-- begin MATERIAL FOR THE TASK --

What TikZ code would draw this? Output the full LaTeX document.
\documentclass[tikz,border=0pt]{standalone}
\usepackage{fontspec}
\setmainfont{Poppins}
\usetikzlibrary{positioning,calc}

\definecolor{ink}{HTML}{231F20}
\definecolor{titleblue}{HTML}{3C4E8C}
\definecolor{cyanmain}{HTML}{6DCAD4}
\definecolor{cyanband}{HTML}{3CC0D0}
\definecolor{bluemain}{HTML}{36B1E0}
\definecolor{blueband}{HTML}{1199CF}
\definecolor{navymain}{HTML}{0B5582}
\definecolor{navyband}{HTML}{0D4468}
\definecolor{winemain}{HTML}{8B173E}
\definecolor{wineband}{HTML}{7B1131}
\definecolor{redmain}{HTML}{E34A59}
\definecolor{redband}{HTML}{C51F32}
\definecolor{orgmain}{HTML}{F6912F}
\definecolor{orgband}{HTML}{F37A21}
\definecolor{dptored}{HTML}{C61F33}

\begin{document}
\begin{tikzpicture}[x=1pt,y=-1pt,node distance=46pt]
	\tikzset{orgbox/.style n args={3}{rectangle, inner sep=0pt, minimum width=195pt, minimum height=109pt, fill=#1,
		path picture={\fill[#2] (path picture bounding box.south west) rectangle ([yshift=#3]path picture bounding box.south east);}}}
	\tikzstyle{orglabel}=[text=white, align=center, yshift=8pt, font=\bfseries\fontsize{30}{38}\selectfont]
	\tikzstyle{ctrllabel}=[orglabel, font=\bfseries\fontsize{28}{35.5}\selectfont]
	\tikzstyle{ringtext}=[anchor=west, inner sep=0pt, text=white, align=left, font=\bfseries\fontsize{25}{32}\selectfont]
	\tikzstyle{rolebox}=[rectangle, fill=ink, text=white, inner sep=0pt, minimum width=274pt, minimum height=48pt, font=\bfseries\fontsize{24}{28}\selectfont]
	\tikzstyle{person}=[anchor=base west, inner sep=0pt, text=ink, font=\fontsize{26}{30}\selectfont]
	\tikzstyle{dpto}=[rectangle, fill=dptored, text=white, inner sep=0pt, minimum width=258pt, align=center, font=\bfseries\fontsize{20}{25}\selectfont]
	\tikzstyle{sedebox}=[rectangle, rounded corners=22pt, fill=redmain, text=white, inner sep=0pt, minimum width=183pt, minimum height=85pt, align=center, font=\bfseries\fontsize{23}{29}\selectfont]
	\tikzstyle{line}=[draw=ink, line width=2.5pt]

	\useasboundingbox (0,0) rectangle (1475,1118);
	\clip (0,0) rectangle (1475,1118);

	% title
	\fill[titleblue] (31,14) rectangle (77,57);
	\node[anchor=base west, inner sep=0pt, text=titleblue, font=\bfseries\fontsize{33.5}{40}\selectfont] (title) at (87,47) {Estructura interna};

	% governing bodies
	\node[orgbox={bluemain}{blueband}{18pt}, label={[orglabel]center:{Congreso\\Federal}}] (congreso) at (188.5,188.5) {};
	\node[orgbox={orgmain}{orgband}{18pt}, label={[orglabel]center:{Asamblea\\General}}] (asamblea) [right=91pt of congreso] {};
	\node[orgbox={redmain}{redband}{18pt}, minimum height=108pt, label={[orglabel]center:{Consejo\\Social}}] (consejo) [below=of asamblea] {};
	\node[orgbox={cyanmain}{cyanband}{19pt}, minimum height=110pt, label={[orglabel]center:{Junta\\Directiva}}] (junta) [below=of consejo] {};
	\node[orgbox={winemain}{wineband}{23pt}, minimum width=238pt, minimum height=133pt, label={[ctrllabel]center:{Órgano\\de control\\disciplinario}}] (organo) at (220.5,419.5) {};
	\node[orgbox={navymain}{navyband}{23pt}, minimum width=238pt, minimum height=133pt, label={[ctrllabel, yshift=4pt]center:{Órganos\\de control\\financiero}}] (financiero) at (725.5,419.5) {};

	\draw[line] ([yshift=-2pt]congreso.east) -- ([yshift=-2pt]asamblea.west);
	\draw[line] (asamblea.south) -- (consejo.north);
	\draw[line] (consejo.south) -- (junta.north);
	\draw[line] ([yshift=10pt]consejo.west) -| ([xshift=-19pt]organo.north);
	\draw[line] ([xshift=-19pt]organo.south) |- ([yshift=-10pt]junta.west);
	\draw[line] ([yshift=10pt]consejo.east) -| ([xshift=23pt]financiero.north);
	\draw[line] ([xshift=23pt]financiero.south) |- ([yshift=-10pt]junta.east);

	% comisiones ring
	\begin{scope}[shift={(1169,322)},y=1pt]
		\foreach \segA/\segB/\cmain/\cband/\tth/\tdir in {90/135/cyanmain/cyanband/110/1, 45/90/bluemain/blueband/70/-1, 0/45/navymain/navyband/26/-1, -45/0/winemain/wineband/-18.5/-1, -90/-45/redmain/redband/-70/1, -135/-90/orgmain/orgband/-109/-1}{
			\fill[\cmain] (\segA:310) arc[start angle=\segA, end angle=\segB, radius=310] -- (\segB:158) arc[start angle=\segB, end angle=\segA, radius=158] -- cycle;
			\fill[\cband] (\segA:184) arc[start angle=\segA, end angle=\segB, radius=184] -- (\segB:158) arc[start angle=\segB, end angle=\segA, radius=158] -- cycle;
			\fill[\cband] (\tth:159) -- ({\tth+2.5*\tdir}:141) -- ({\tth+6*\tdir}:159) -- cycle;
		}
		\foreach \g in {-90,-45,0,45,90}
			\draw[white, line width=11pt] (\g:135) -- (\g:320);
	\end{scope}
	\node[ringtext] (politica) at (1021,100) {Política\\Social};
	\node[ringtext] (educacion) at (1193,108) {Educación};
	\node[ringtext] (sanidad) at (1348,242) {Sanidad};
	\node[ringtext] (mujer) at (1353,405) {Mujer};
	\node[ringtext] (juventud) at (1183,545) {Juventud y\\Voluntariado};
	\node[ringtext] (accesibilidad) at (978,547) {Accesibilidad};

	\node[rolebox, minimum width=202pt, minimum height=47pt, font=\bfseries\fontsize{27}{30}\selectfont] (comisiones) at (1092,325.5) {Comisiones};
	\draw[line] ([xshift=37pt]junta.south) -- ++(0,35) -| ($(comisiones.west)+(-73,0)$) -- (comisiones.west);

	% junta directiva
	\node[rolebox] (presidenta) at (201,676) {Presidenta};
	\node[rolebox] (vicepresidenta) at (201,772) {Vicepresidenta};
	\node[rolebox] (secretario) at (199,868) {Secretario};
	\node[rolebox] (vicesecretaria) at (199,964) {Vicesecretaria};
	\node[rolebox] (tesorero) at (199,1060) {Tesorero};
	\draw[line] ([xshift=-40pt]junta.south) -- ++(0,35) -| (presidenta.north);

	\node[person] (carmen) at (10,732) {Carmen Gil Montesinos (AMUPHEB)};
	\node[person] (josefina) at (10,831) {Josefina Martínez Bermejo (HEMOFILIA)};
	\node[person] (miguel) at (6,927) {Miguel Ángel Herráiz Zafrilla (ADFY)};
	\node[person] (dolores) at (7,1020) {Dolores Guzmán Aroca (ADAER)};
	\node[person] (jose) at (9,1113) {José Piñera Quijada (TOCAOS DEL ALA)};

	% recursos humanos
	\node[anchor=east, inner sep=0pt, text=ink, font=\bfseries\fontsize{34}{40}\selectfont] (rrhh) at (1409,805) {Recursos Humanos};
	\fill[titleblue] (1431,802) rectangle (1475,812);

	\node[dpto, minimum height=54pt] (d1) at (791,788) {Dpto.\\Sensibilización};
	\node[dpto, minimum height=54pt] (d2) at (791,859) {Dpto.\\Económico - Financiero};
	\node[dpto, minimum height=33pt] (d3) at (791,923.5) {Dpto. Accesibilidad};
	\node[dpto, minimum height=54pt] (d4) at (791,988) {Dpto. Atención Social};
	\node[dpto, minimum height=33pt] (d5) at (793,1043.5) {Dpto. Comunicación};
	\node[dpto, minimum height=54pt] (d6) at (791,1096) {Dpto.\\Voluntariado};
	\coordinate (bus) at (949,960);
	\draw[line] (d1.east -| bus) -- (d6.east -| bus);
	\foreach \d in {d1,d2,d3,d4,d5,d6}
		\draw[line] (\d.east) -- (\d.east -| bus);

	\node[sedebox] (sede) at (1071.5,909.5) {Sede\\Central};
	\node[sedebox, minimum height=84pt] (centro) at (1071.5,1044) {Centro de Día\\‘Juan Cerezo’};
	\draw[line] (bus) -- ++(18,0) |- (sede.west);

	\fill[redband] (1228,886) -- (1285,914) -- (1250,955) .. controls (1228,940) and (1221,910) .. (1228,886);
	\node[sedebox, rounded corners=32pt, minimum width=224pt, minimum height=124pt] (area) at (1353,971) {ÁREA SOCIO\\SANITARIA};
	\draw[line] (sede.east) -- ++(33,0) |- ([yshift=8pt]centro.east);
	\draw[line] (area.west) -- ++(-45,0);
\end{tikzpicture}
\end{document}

-- end MATERIAL FOR THE TASK --
-- begin MATERIAL FOR THE TASK --

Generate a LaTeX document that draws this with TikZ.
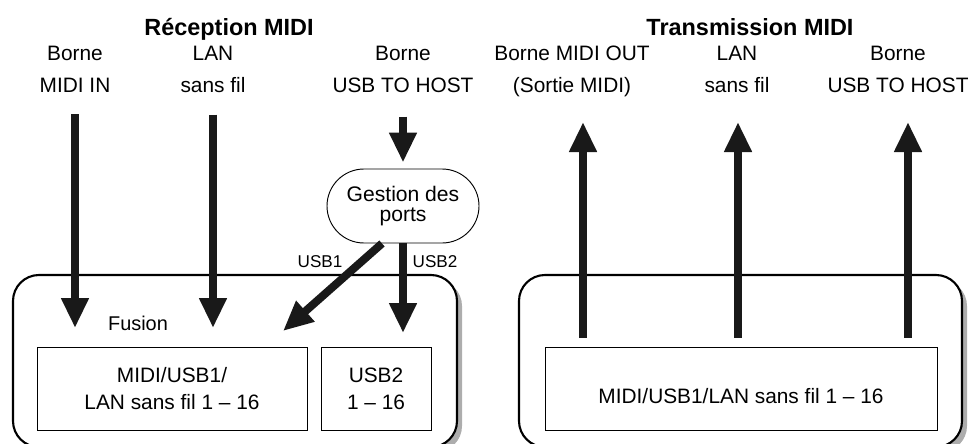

-- end MATERIAL FOR THE TASK --

## [WORK INSTRUCTIONS]
Using the material above, copy every line in which the string "LaTeX" occurs.

## [COMPLETED TASK]
What TikZ code would draw this? Output the full LaTeX document.
Generate a LaTeX document that draws this with TikZ.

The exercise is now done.